I’m still unsure what Lanthimos experiment is with his extreme wide lenses--the fisheyes. They’re used sparingly enough but are definitely pointing somewhere but my searching brain hasn’t fixated on any necessary purpose. It’s a clearly distorted state of events on a historical piece of the heightened space at which Lanthimos and his actors play around in is always on the cusp of the kind of severity the fisheye interrupts the audience with.
Like any period piece the production design, costumes and make-up will make you swoon. Much like Sofia Coppola’s Marie Antoinette, the film crew was given license to film on the actual location of the “supposed” events. The main location--Hatfield House--is grand and expansive and they use every inch of it perfectly.
Filling the high-ceilings, the aching hearts and devilish intents of our characters is a great period score. Unlike Lanthimos’ other films, he’s turned to published classics. The score which features music by classical composers like Bach, Handel and Vivaldi. This is bold given the scores from his other films have aided in giving the deadpan and biting humor all the more bite. Here it also services to aid the delicate and fine tone and rhythm of the film while also aiding the many conflicts. It adds realism, heightens the drama in the character’s conflict but also service to add that same bite in an ironic sense.
Though tamer than his other films in violence and shock-value it’s dancing in the same cold waters. It splashes about with cruelty, sex and the monstrosity of human nature while all the while making sure everyone--including its characters--are able to have a laugh. Perhaps the major difference is its heart, it’s seldom there, but if you keep watch for it there’s much more to unpack than Lanthimos fans have ever been granted.

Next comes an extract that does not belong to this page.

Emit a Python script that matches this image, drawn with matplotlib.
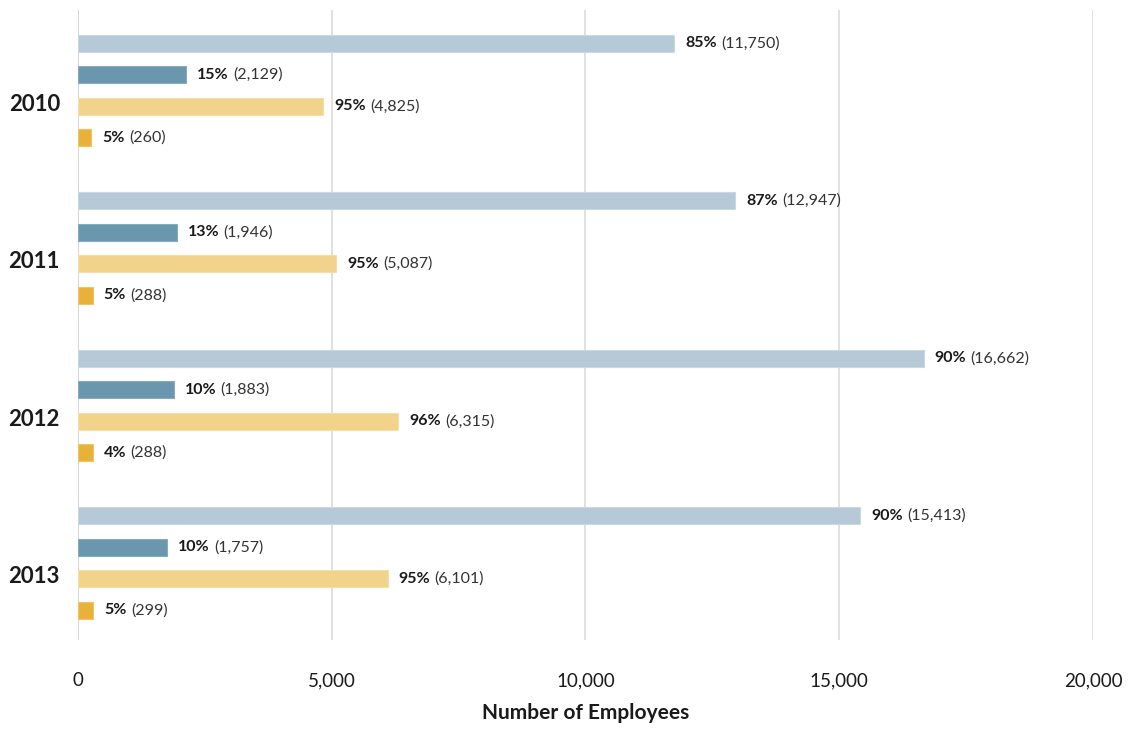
import numpy as np
import matplotlib.pyplot as plt

plt.rcParams['font.family'] = ['Lato', 'DejaVu Sans']

years = ['2010', '2011', '2012', '2013']
series_a = [11750, 12947, 16662, 15413]
series_b = [2129, 1946, 1883, 1757]
series_c = [4825, 5087, 6315, 6101]
series_d = [260, 288, 288, 299]
pct_a = [85, 87, 90, 90]
pct_b = [15, 13, 10, 10]
pct_c = [95, 95, 96, 95]
pct_d = [5, 5, 4, 5]

colors = ['#b5cad6', '#6a97ad', '#f2d38c', '#e8b23a']
edges = ['#c9d8e1', '#86abbd', '#f6dfa6', '#efc462']


def label_bar(ax, x, y, pct, value):
    bold = ax.annotate(f'{pct}%', xy=(x, y), xytext=(8, 0), textcoords='offset points',
                       ha='left', va='center', fontsize=11.5, fontweight='bold', color='#1a1a1a')
    ax.annotate(f'({value:,})', xy=(1, 0.5), xycoords=bold, xytext=(3, 0),
                textcoords='offset points', ha='left', va='center',
                fontsize=11.5, color='#333333')


fig = plt.figure(figsize=(11.29, 7.30), dpi=100)
ax = fig.add_axes([0.0691, 0.123, 0.8990, 0.863])

groups = np.arange(len(years)) * 5.0
series = [series_a, series_b, series_c, series_d]
pcts = [pct_a, pct_b, pct_c, pct_d]
for k in range(4):
    ypos = groups + k
    ax.barh(ypos, series[k], height=0.54, color=colors[k], edgecolor=edges[k], linewidth=0.8, zorder=3)
    for y, v, p in zip(ypos, series[k], pcts[k]):
        label_bar(ax, v, y, p, v)

ax.set_xlim(0, 20000)
ax.set_ylim(18.95, -1.05)
ax.set_xticks([0, 5000, 10000, 15000, 20000])
ax.set_xticklabels(['0', '5,000', '10,000', '15,000', '20,000'], fontsize=13.5, color='#1a1a1a')
ax.set_yticks(groups + 1.87)
ax.set_yticklabels(years, fontsize=16, fontweight='bold', color='#1a1a1a')
ax.tick_params(axis='both', length=0)
ax.tick_params(axis='x', pad=23)
ax.tick_params(axis='y', pad=13)

ax.grid(axis='x', color='#dcdcdc', linewidth=1.2, zorder=0)
ax.axvline(0, color='#bdbdbd', linewidth=1.4, zorder=1)
for s in ax.spines.values():
    s.set_visible(False)

ax.set_xlabel('Number of Employees', fontsize=15, fontweight='bold', color='#1a1a1a', labelpad=10)

fig.savefig('out.png', dpi=100)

It’s in the whispers at candlelight, the confessions over tea, the declarations after the servants have been sent away. Believe someone when they show you who they are--every face they unveil.
Like Lanthimos’ other films, it’s not afraid of being ugly and thus showing humanity’s ugliness to the world. There’s a constant war raging outside and within the walls. Strategy and intrigue brew in and out as well. Meanwhile, the audience is left to sympathize with its Queen--an insufferable woman--as we, like her, go from side to side, conflict to conflict, unsure of who to believe and which horse to bet on. Much like Queen Anne, we all want one thing, to lay down and have someone rub our sores away. This movie won’t do that.